Board members agreed during the discussion with Viola that the Department of Public Works could clear a blockage created by beavers, build a device to prevent further beaver damage and rebuild that section of roadway.

Then town officials asked and received permission from the state Department of Environmental Services to do emergency repairs on the culvert.

Two days later, Conservation Commission Chairwoman Audrey Fraizer wrote town officials a letter asking them to take their time.

The road has been washed out for 11 years, and there is no emergency, she said in a phone interview.

“We want a really thought-out plan. My concern is that we make sure we deal with the wetlands complex correctly,” she said.

The culvert is on a tributary to Birch Brook, and because the culvert is blocked, the flow of water goes around the culvert, creating a new channel and flooding the road.

“It has been possible to cross the area by foot or mountain bike but not by emergency vehicles,” said town officials in their request to the DES’s Wetlands Bureau. “Recent increased flows and continued beaver activity have made the access nearly impossible for emergency and safety providers with equipment.”

But Fraizer said there is no emergency access problem and no need to rush, because the road has been washed out since 2004.

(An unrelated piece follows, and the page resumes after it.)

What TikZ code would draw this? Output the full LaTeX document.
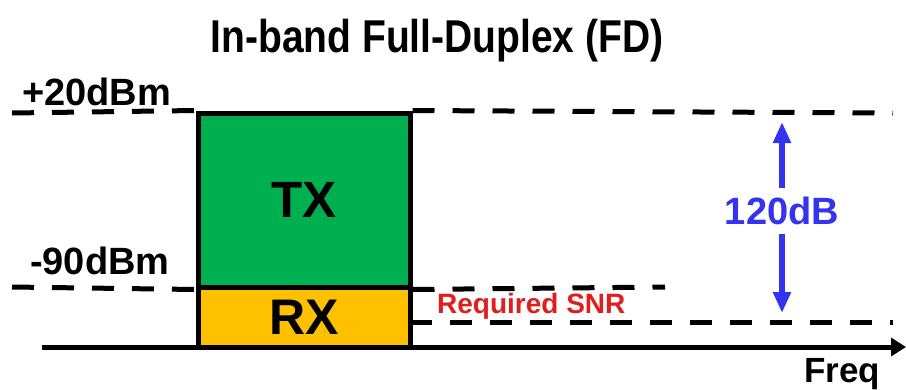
\documentclass[tikz,border=0pt]{standalone}
\usepackage{fontspec}
\setmainfont{Liberation Sans}
\usetikzlibrary{arrows.meta}
\definecolor{txgreen}{RGB}{0,176,80}
\definecolor{rxorange}{RGB}{255,192,0}
\definecolor{dbblue}{RGB}{51,51,240}
\definecolor{snrred}{RGB}{225,30,30}
\tikzset{
  bandbox/.style={draw=black, line width=5pt, minimum width=212pt, inner sep=0pt, font=\bfseries\fontsize{51}{51}\selectfont},
  level/.style={line width=5pt, dash pattern=on 22pt off 18pt},
  lbl/.style={inner sep=0pt, font=\bfseries\fontsize{38}{38}\selectfont},
  dbarrow/.style={draw=dbblue, line width=5.5pt, -{Triangle[width=17pt,length=21pt]}},
}
\begin{document}
\begin{tikzpicture}[x=1pt,y=-1pt]
\useasboundingbox (0,0) rectangle (906,389);
% title
\node[inner sep=0pt, anchor=base] (title) at (437,52)
  {\scalebox{1}[1.18]{\bfseries\fontsize{39}{39}\selectfont In-band Full-Duplex (FD)}};
% boxes
\node[bandbox, fill=txgreen, minimum height=174pt] (tx) at (304,200) {TX};
\node[bandbox, fill=rxorange, minimum height=60pt, font=\bfseries\fontsize{50}{50}\selectfont] (rx) at (304,317) {RX};
% coordinates
\coordinate (l20) at (12,113);
\coordinate (l90) at (12,287);
\coordinate (r20) at (893,113);
\coordinate (r90) at (665,287);
\coordinate (rsnr) at (893,322);
\coordinate (snrl) at (410,322);
\coordinate (ax0) at (42,347);
\coordinate (ax1) at (906,347);
% level lines
\draw[level] (l20) -- (tx.north west);
\draw[level] (l90) -- (tx.south west);
\draw[level] (tx.north east) -- (r20);
\draw[level] (tx.south east) -- (r90);
\draw[level] (snrl) -- (rsnr);
% axis
\draw[line width=5pt, -{Triangle[width=18pt,length=15pt]}] (ax0) -- (ax1);
% labels
\node[lbl, anchor=base west] (p20) at (22,105) {+20dBm};
\node[lbl, anchor=base west] (m90) at (30,274) {-90dBm};
\node[inner sep=0pt, anchor=base west, text=snrred, font=\bfseries\fontsize{28}{28}\selectfont] (snr) at (437,313) {Required SNR};
\node[inner sep=0pt, anchor=base west, font=\bfseries\fontsize{35}{35}\selectfont] (freq) at (804,382) {Freq};
% 120 dB
\node[lbl, text=dbblue, inner sep=9pt, text height=27pt, text depth=0pt] (db) at (782,211) {120dB};
\coordinate (dbt) at (782,122);
\coordinate (dbb) at (782,313);
\draw[dbarrow] (db.north) -- (dbt);
\draw[dbarrow] (db.south) -- (dbb);
\end{tikzpicture}
\end{document}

“The urgency of this project is unwarranted given the facts of the site,” she said in an April 29 letter to town officials.

Several commission members recently walked the area, she said, “and everyone had a similar opinion that there is no emergency,”

The town needs to look at the entire system of streams and dams from an engineering and environmental point of view, she said, before working on only one part of the problem.

Fraizer said the commission is asking the DPW to attend its May 14 meeting to explain the work they plan to do.